Bell is uncertain as to his next move with Kiss a Native, who is owned by John Franks.

In the meantime, Bell has 10 stalls at Gulfstream Park and plans to campaign a string, including Changeintheweather, a 2-year-old colt who won the Grade 1 Grey Stakes here; Lush Soldier, a 2-year-old filly who won a division of the Grade 3 Natalma; and Funny Soldier, a 2-year-old colt who is scheduled to run here in Saturday's Display.

Boston Twist's one bad race was a fluke

Sunday's Glorious Song Stakes seemed to have the potential for a see-saw story line but Boston Twist had her own ideas and made short work of her six rivals under a heads-up ride by Gary Boulanger.

"We thought all along that this was a very nice filly," said Josie Carroll, who trains Boston Twist for owner William Schettine. "You can throw out that race at Keeneland, which is the only bad race she's run. Gary said she absolutely hated the racetrack."

Boston Twist was coming off impressive back-to-back sprint scores when shipped to Lexington for the Oct. 5 Alcibiades but showed little in that 1 1/16-mile stakes.

The Glorious Song was the first stakes win for Boston Twist, a Kentucky-bred 2-year-old filly who now will head to Fair Grounds.

"We'll freshen her, and look for something down the road a little bit," said the trainer, who plans to have 28 horses in New Orleans and has another three stalls at Gulfstream.

Carroll's Fair Grounds contingent also should include Mapp Hill, a 2-year-old colt who is scheduled to start in the Display, and Magic Flute, a 3-year-old gelding who finished second to Win City here in the Colonel R.S. McLaughlin Handicap.

Owned by Eugene and Laura Melnyk, Mapp Hill graduated at first asking here in May but then finished a well-beaten seventh in the Grade 3 Flash at Belmont.

"He didn't have enough speed for those horses," said Carroll. "So we turned him out for a while, and freshened him up."

Mapp Hill returned to action with a game win in a seven-furlong allowance here Oct. 6 and will stretch out to 1 1/16 miles for the $100,000 Display.

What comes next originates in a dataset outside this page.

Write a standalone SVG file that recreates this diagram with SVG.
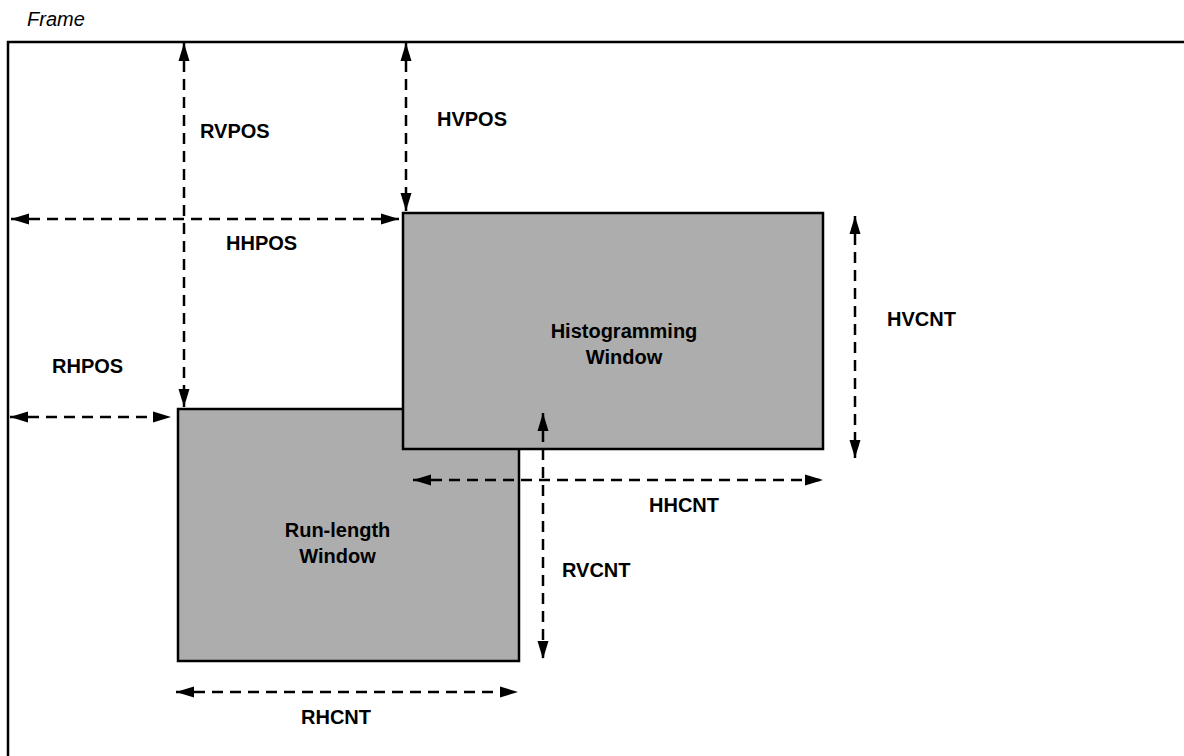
<svg xmlns="http://www.w3.org/2000/svg" width="1184" height="756" viewBox="0 0 1184 756">
<style>
text{font-family:"Liberation Sans",Arial,sans-serif;fill:#000}
.lbl{font-size:20px;font-weight:bold}
.win{font-size:20px;font-weight:bold;text-anchor:middle}
.box{fill:#adadad;stroke:#000;stroke-width:2.5}
.dim{fill:none;stroke:#000;stroke-width:2.5;stroke-dasharray:11 7;marker-start:url(#ah);marker-end:url(#ah)}
</style>
<defs>
<marker id="ah" markerUnits="userSpaceOnUse" markerWidth="20" markerHeight="14" refX="18" refY="6" orient="auto-start-reverse">
<path d="M0,0.5 L18,6 L0,11.5 z" fill="#000"/>
</marker>
</defs>
<rect width="1184" height="756" fill="#fff"/>
<g id="frame">
<text x="27" y="26" style="font-size:20px;font-style:italic">Frame</text>
<rect x="8" y="42" width="1200" height="760" fill="none" stroke="#000" stroke-width="2.5"/>
</g>
<g id="runlength">
<rect class="box" x="178" y="409" width="341" height="252"/>
<text class="win" x="337.5" y="537">Run-length</text>
<text class="win" x="337.5" y="563">Window</text>
</g>
<g id="histogram">
<rect class="box" x="403" y="213" width="420" height="236"/>
<text class="win" x="624" y="338">Histogramming</text>
<text class="win" x="624" y="364">Window</text>
</g>
<g id="connectors">
<line class="dim" x1="184" y1="43" x2="184" y2="407"/>
<line class="dim" x1="406" y1="43" x2="406" y2="211"/>
<line class="dim" x1="11" y1="219" x2="399" y2="219"/>
<line class="dim" x1="10" y1="417" x2="171" y2="417"/>
<line class="dim" x1="855" y1="216" x2="855" y2="458"/>
<line class="dim" x1="413" y1="480" x2="823" y2="480"/>
<line class="dim" x1="543" y1="413" x2="543" y2="659"/>
<line class="dim" x1="176" y1="692" x2="518" y2="692"/>
</g>
<g id="labels">
<text class="lbl" x="200" y="138">RVPOS</text>
<text class="lbl" x="437" y="126">HVPOS</text>
<text class="lbl" x="226" y="250">HHPOS</text>
<text class="lbl" x="52" y="373">RHPOS</text>
<text class="lbl" x="887" y="326">HVCNT</text>
<text class="lbl" x="649" y="512">HHCNT</text>
<text class="lbl" x="562" y="577">RVCNT</text>
<text class="lbl" x="301" y="724">RHCNT</text>
</g>
</svg>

"He's a horse with endless energy," said Carroll, "and I hope that will translate into him getting the distance."

Magic Flute, owned by Earle Mack, left Monday morning for Fair Grounds and could be pointed for the $100,000 Woodchopper, an about 1 1/16-mile turf race for 3-year-olds there Dec. 22.

Lady Shari preps for Demoiselle

Lady Shari worked five furlongs in 1:01 on the training track Monday and remains on target for the Grade 2 Demoiselle, a $200,000, 1 1/8-mile race for 2-year-old fillies at Aqueduct on Nov. 24. Exercise rider Ramon Dominguez was aboard for the drill.

"She did it very easily," said trainer Dave Cotey, who also owns Lady Shari in partnership with Derek Ball and Hugh Galbraith. "She wasn't even blowing when she came back."

Feathers sharpens for Bessarabian

Feathers, who has been assigned highweight of 121 pounds for Sunday's Grade 3 Bessarabian Handicap, breezed four furlongs at Fort Erie Monday in 49 seconds.

A 4-year-old owned by Tooth and Nail Stable and trained by Ralph Biamonte, Feathers will be looking for her fourth straight victory in the $100,000 Bessarabian, a seven-furlong race that she won last year.